- Born: October 1, 1960 (age 65) Taichung City, Taiwan
- Education: National Taipei University of Technology (BS) National Taiwan University of Science and Technology (MS) University of Texas at Arlington (MS, PhD)
- Scientific career
- Fields: Electrical engineering
- Institutions: Nanjing University National Central University Chinese Academy of Sciences
- Thesis: Numerical and theoretical study of rough surface scattering (1990)

= Chen Kun-shan =

Taiwanese scientist (born 1960)

Chen Kun-shan (陳錕山 (Chén Kūnshān); born 1 October 1960) is a Taiwanese electrical engineer. He is a fellow of the Institute of Electrical and Electronics Engineers (IEEE).

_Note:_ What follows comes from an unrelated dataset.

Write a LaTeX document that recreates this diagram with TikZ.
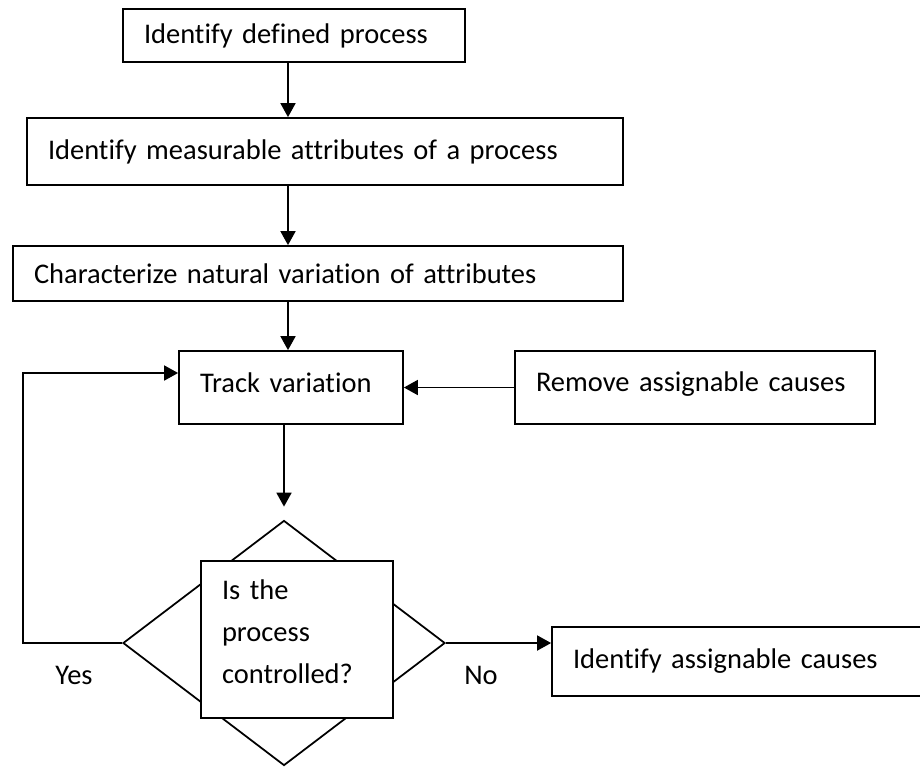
\documentclass[tikz,border=0pt]{standalone}
\usepackage{fontspec}
\setmainfont{Carlito}[Ligatures=NoCommon]
\usetikzlibrary{arrows.meta,shapes.geometric}

\begin{document}
\begin{tikzpicture}[>={Triangle[length=0.28cm,width=0.3cm]}, line width=1pt,
  procbox/.style={draw, inner xsep=0.42cm, inner ysep=0pt, align=left, font=\fontsize{16.2}{23.9}\selectfont},
  lbl/.style={font=\fontsize{16.2}{23.9}\selectfont}]
  \useasboundingbox (0,0) rectangle (18.4,-15.32);
  % left column of steps
  \node[procbox, text width=6.0cm, minimum height=1.06cm] (defined) at (5.88,-0.71) {Identify defined process};
  \node[procbox, text width=11.08cm, minimum height=1.34cm] (measurable) at (6.50,-3.03) {Identify measurable attributes of a process};
  \node[procbox, text width=11.36cm, minimum height=1.10cm] (natural) at (6.36,-5.47) {Characterize natural variation of attributes};
  \node[procbox, text width=3.64cm, minimum height=1.46cm, text depth=0.2cm] (track) at (5.82,-7.75) {Track variation};
  \node[procbox, text width=6.36cm, minimum height=1.46cm, text depth=0.25cm] (remove) at (13.90,-7.75) {Remove assignable causes};
  % decision, with the question box laid over the diamond
  \node[draw, diamond, minimum width=6.44cm, minimum height=4.90cm, inner sep=0pt] (decision) at (5.68,-12.86) {};
  \node[procbox, fill=white, text width=3.0cm, minimum height=3.14cm, text depth=2.0cm] (question) at (5.94,-12.79) {Is the\\process\\controlled?};
  \node[procbox, text width=6.62cm, minimum height=1.38cm] (causes) at (14.77,-13.23) {Identify assignable causes};
  % connectors
  \coordinate (spine) at (5.76,0);
  \draw[->] (defined.south -| spine) -- (measurable.north -| spine);
  \draw[->] (measurable.south -| spine) -- (natural.north -| spine);
  \draw[->] (natural.south -| spine) -- (track.north -| spine);
  \draw[->, shorten >=0.26cm] (track.south -| decision.north) -- (decision.north);
  \draw[->] (remove.west) -- (track.east);
  \draw[->] (decision.east) -- (decision.east -| causes.west);
  \coordinate (yesturn) at (0.46,-12.86);
  \draw[->] (decision.west) -- (yesturn) |- ([yshift=0.29cm]track.west);
  \node[lbl] (yes) at (1.48,-13.50) {Yes};
  \node[lbl] (no) at (9.62,-13.50) {No};
\end{tikzpicture}
\end{document}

==Early life and education==
Chen was born and raised in Taichung City, Taiwan. He graduated from National Taipei University of Technology with a bachelor's degree in electrical engineering and earned a master's degree in electrical engineering from the National Taiwan University of Science and Technology. He then completed graduate studies in the United States at the University of Texas at Arlington, where he earned a master's degree in electrical engineering in 1987 and his Ph.D. in the subject in 1990.

== Career ==
Chen returned to Taiwan in 1992, and worked at National Central University, he was an editor of IEEE Transactions on Geoscience and Remote Sensing, Journal of Electromagnetic Waves and Applications, and Journal of Aerospace.

Chen became a professor at National Central University in August 1996.

In 2006, he was elected a fellow of the Institute of Electrical and Electronics Engineers (IEEE). In September 2013, he abandoned his job at Taiwan's National Central University and moved to Beijing and worked at the Chinese Academy of Sciences. His action triggered national security concerns in Taiwan.